Recent Judgments of the EU Courts
In the past few days there have been some remarkable competition-developments coming from EU Courts, the last of which took place only minutes ago in the Greek lignite case (if you’re only interested in that one you can go directly to the bottom of the post). This is just a quick overview of some of those recent developments:
Some were anecdotal, such as President Barroso giving testimony as a witness before the General Court.
Others are relevant mainly for cartel geeks, such as the GC’s granting reductions of fines in 3 paraffin wax cartel related cases, in which it also (a) carried out a particularly detailed review of the exercise of decisive influence between a parent and its subsidiary (Sasol, available here); (b) observed a violation of the principle of equal treatment and, most unusually, found an infringement of the principle of proportionality in the calculation of the basic amount of a fine (but only due to the peculiar circumstance that the Commission had partly taken into accout the turnover of a company that had merged, in the course of the cartel, with another company participating in the infringement; see the Judgment in Esso, available here); and (c) shed some light on the assessment of the exercise of decisive influence in JV settings (in RWE, available here).
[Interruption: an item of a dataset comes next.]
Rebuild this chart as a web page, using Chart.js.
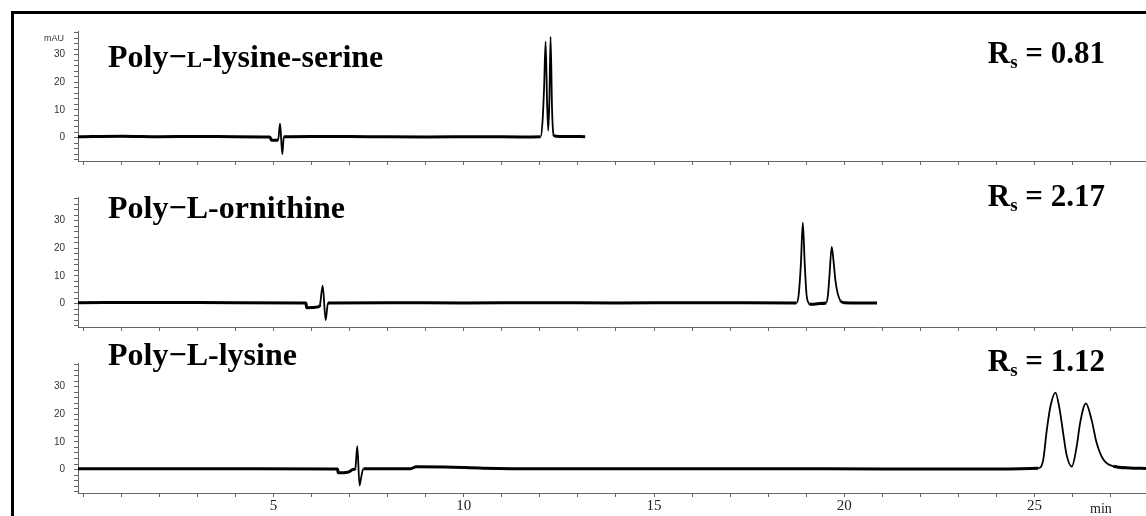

That challenges against the proportionality of fines imposed within the 10% limit are unlikely to be successful was confirmed by last week’s Judgment from the ECJ in the Telefónica case. Telefónica had challenged the GC’s Judgment upholding the controversial decision sanctioning it for a margin squeeze abuse. The ECJ’s Judgment contains nothing of particular interest (aside from an interesting explanation of why the General Court’s review is fully compatible with the requirements stemming from the ECHR). The case will mostly be remembered because of Advocate General’s Wathelet’s Opinion both on the issue of proportionality as well as on the qualities of the appeal lodged by Telefónica, which we’re told broke a record as the lenghtiest in the history of the ECJ. (For those of you who are wondering whether limitations on the number of pages didn’t apply, you should know that there’s a way to bypass them, which I won’t explain here in the interest of the efficient use of Court’s resources…).
And, finally, most interesting news came from Luxembourg minutes ago, as the ECJ has annulled the General Court’s Judgment in the Greek lignite case concerning the joint application of Articles 106 and 102 TFEU. As you may recall, some time ago we held a most interesting ménage à trois debate on the GC’s Judgment with Marixenia Davilla (see here), José Luis Buendía (see here) and Makis Komninos (see here). The ECJ and the Advocate General have followed the approach that José Luis had forecasted (the Mr. 106 nickname has a justification).
The Judgment is much more important than many may realize at first sight. The main issues raised by the case are covered in our previous posts, so I refer you to those. Observe only that the Judgment goes pretty far -in the right direction, I would argue- in ruling (in para 46) that “[a]ll that is necessary is for the Commission to identify a potential or actual anti‑competitive consequence liable to result from the State measure at issue. Such an infringement may thus be established where the State measures at issue affect the structure of the market by creating unequal conditions of competition between companies, by allowing the public undertaking or the undertaking which was granted special or exclusive rights to maintain (for example by hindering new entrants to the market), strengthen or extend its dominant position over another market, thereby restricting competition, without it being necessary to prove the existence of actual abuse“.
The Judgment would insuflate some life to Art. 106 which, as I said last week, has a tremendous potential which still today remains largely unused. This would nonetheless largely depend on politics at the incoming Commission and on the Commission’s discretion, and, judging by history, I’m not opimistic. As the GC reminded us with another Order last month declaring an appeal inadmissible (here), “the Commission’s refusal to act under Article 106(3) TFEU following the filing of a complaint by an individual against a Member State does not constitute a challengeable act“. This ruling is based on the max.mobil case-law, which I’ve always seen as unfortunate and in need of repeal.